▶ _Data segment_
+ + + + +
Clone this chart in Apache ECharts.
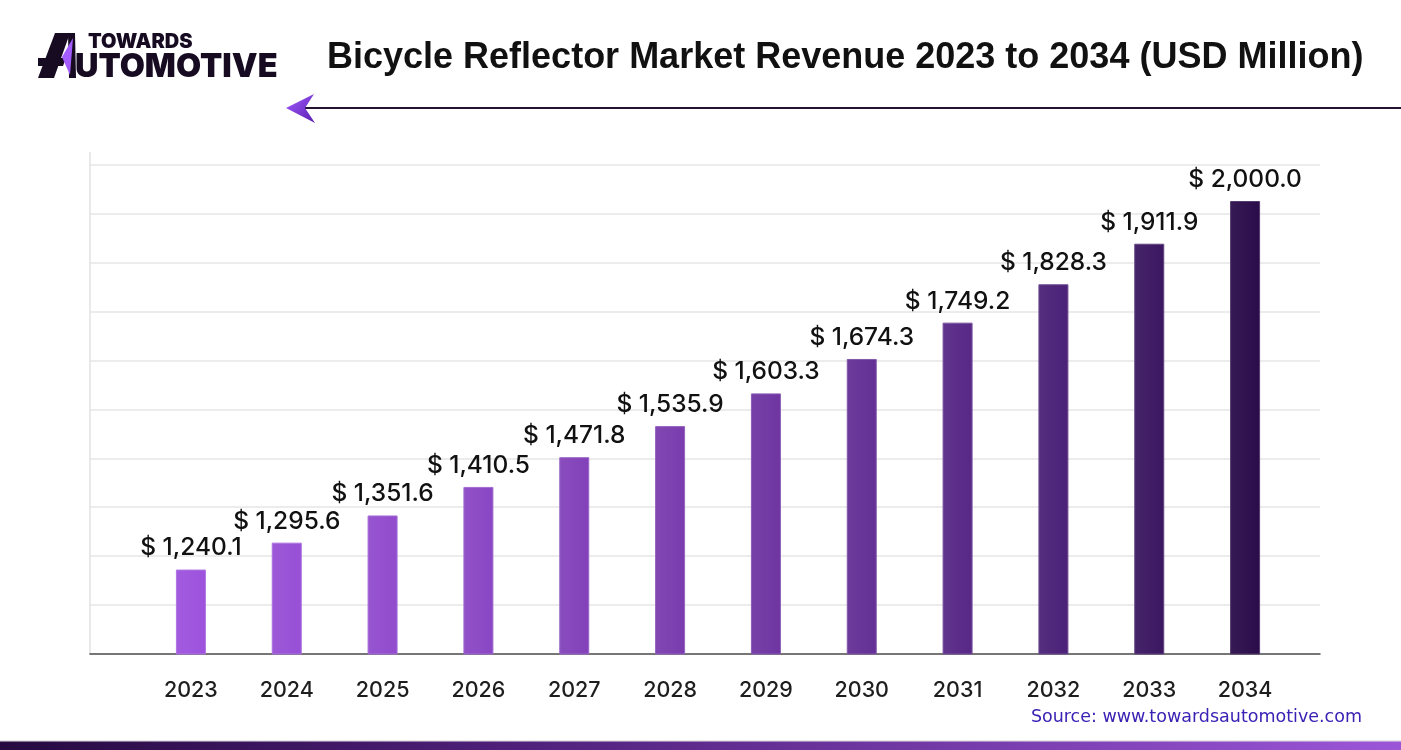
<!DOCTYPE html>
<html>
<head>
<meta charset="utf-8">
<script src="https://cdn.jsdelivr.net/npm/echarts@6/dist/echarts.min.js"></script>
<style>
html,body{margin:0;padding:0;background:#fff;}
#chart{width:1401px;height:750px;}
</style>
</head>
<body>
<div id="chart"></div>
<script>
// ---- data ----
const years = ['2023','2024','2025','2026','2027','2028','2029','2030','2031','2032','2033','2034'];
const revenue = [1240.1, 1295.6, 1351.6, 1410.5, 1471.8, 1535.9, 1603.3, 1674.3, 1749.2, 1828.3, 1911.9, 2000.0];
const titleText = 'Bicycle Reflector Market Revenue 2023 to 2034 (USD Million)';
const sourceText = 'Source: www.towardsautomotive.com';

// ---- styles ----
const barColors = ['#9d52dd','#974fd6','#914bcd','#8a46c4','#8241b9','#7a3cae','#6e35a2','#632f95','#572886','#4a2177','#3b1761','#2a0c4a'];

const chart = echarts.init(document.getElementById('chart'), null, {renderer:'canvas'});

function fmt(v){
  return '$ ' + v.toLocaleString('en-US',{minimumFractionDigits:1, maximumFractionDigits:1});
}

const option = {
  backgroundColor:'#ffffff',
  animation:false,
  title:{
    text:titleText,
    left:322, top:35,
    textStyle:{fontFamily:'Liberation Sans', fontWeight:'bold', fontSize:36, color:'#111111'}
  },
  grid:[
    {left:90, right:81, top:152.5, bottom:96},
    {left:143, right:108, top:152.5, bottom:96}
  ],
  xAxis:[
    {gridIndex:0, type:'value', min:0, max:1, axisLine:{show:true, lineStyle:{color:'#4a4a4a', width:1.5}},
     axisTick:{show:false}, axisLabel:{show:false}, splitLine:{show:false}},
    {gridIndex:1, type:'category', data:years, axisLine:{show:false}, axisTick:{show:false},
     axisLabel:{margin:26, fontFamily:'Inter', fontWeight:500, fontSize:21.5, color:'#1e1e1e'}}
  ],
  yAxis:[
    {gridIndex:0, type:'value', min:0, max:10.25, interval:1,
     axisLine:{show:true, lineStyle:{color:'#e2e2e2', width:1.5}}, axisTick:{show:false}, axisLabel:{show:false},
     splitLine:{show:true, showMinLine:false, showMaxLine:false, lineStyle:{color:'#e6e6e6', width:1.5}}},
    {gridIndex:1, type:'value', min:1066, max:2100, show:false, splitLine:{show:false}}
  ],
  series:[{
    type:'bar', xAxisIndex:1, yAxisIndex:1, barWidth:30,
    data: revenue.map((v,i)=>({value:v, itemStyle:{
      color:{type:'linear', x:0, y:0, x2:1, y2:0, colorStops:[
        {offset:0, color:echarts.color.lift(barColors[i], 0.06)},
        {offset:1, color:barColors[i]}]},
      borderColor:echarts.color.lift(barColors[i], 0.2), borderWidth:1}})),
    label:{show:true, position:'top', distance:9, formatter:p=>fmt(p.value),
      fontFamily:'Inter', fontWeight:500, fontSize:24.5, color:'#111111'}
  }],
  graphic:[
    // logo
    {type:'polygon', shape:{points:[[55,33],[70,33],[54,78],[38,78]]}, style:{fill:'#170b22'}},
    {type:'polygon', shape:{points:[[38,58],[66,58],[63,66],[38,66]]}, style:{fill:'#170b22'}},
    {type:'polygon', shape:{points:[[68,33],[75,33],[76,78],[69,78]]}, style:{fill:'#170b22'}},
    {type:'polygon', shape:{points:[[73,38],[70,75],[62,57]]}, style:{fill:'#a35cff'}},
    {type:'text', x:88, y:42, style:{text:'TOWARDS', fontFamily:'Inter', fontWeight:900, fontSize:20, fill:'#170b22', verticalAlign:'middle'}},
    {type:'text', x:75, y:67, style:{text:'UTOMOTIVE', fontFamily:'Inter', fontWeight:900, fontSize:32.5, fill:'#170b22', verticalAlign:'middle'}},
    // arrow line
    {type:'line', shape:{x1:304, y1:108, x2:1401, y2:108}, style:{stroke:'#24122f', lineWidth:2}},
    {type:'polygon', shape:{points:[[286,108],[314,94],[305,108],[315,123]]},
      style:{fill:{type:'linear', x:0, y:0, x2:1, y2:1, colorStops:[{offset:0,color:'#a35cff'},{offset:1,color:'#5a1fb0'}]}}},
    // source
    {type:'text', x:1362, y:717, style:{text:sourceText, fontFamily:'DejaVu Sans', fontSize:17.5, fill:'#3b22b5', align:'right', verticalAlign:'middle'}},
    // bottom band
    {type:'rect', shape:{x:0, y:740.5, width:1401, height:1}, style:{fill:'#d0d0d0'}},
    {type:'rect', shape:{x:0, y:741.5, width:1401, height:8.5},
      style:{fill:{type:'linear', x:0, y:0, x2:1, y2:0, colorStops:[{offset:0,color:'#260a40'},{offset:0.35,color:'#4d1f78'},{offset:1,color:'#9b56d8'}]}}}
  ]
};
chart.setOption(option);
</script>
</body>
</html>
+ + + + +
▶ _Given exercise_
Do not copy the pictures, but repeat every line exactly.

▶ _Exercise answer_
Clone this chart in Apache ECharts.
<!DOCTYPE html>
<html>
<head>
<meta charset="utf-8">
<script src="https://cdn.jsdelivr.net/npm/echarts@6/dist/echarts.min.js"></script>
<style>
html,body{margin:0;padding:0;background:#fff;}
#chart{width:1401px;height:750px;}
</style>
</head>
<body>
<div id="chart"></div>
<script>
// ---- data ----
const years = ['2023','2024','2025','2026','2027','2028','2029','2030','2031','2032','2033','2034'];
const revenue = [1240.1, 1295.6, 1351.6, 1410.5, 1471.8, 1535.9, 1603.3, 1674.3, 1749.2, 1828.3, 1911.9, 2000.0];
const titleText = 'Bicycle Reflector Market Revenue 2023 to 2034 (USD Million)';
const sourceText = 'Source: www.towardsautomotive.com';

// ---- styles ----
const barColors = ['#9d52dd','#974fd6','#914bcd','#8a46c4','#8241b9','#7a3cae','#6e35a2','#632f95','#572886','#4a2177','#3b1761','#2a0c4a'];

const chart = echarts.init(document.getElementById('chart'), null, {renderer:'canvas'});

function fmt(v){
  return '$ ' + v.toLocaleString('en-US',{minimumFractionDigits:1, maximumFractionDigits:1});
}

const option = {
  backgroundColor:'#ffffff',
  animation:false,
  title:{
    text:titleText,
    left:322, top:35,
    textStyle:{fontFamily:'Liberation Sans', fontWeight:'bold', fontSize:36, color:'#111111'}
  },
  grid:[
    {left:90, right:81, top:152.5, bottom:96},
    {left:143, right:108, top:152.5, bottom:96}
  ],
  xAxis:[
    {gridIndex:0, type:'value', min:0, max:1, axisLine:{show:true, lineStyle:{color:'#4a4a4a', width:1.5}},
     axisTick:{show:false}, axisLabel:{show:false}, splitLine:{show:false}},
    {gridIndex:1, type:'category', data:years, axisLine:{show:false}, axisTick:{show:false},
     axisLabel:{margin:26, fontFamily:'Inter', fontWeight:500, fontSize:21.5, color:'#1e1e1e'}}
  ],
  yAxis:[
    {gridIndex:0, type:'value', min:0, max:10.25, interval:1,
     axisLine:{show:true, lineStyle:{color:'#e2e2e2', width:1.5}}, axisTick:{show:false}, axisLabel:{show:false},
     splitLine:{show:true, showMinLine:false, showMaxLine:false, lineStyle:{color:'#e6e6e6', width:1.5}}},
    {gridIndex:1, type:'value', min:1066, max:2100, show:false, splitLine:{show:false}}
  ],
  series:[{
    type:'bar', xAxisIndex:1, yAxisIndex:1, barWidth:30,
    data: revenue.map((v,i)=>({value:v, itemStyle:{
      color:{type:'linear', x:0, y:0, x2:1, y2:0, colorStops:[
        {offset:0, color:echarts.color.lift(barColors[i], 0.06)},
        {offset:1, color:barColors[i]}]},
      borderColor:echarts.color.lift(barColors[i], 0.2), borderWidth:1}})),
    label:{show:true, position:'top', distance:9, formatter:p=>fmt(p.value),
      fontFamily:'Inter', fontWeight:500, fontSize:24.5, color:'#111111'}
  }],
  graphic:[
    // logo
    {type:'polygon', shape:{points:[[55,33],[70,33],[54,78],[38,78]]}, style:{fill:'#170b22'}},
    {type:'polygon', shape:{points:[[38,58],[66,58],[63,66],[38,66]]}, style:{fill:'#170b22'}},
    {type:'polygon', shape:{points:[[68,33],[75,33],[76,78],[69,78]]}, style:{fill:'#170b22'}},
    {type:'polygon', shape:{points:[[73,38],[70,75],[62,57]]}, style:{fill:'#a35cff'}},
    {type:'text', x:88, y:42, style:{text:'TOWARDS', fontFamily:'Inter', fontWeight:900, fontSize:20, fill:'#170b22', verticalAlign:'middle'}},
    {type:'text', x:75, y:67, style:{text:'UTOMOTIVE', fontFamily:'Inter', fontWeight:900, fontSize:32.5, fill:'#170b22', verticalAlign:'middle'}},
    // arrow line
    {type:'line', shape:{x1:304, y1:108, x2:1401, y2:108}, style:{stroke:'#24122f', lineWidth:2}},
    {type:'polygon', shape:{points:[[286,108],[314,94],[305,108],[315,123]]},
      style:{fill:{type:'linear', x:0, y:0, x2:1, y2:1, colorStops:[{offset:0,color:'#a35cff'},{offset:1,color:'#5a1fb0'}]}}},
    // source
    {type:'text', x:1362, y:717, style:{text:sourceText, fontFamily:'DejaVu Sans', fontSize:17.5, fill:'#3b22b5', align:'right', verticalAlign:'middle'}},
    // bottom band
    {type:'rect', shape:{x:0, y:740.5, width:1401, height:1}, style:{fill:'#d0d0d0'}},
    {type:'rect', shape:{x:0, y:741.5, width:1401, height:8.5},
      style:{fill:{type:'linear', x:0, y:0, x2:1, y2:0, colorStops:[{offset:0,color:'#260a40'},{offset:0.35,color:'#4d1f78'},{offset:1,color:'#9b56d8'}]}}}
  ]
};
chart.setOption(option);
</script>
</body>
</html>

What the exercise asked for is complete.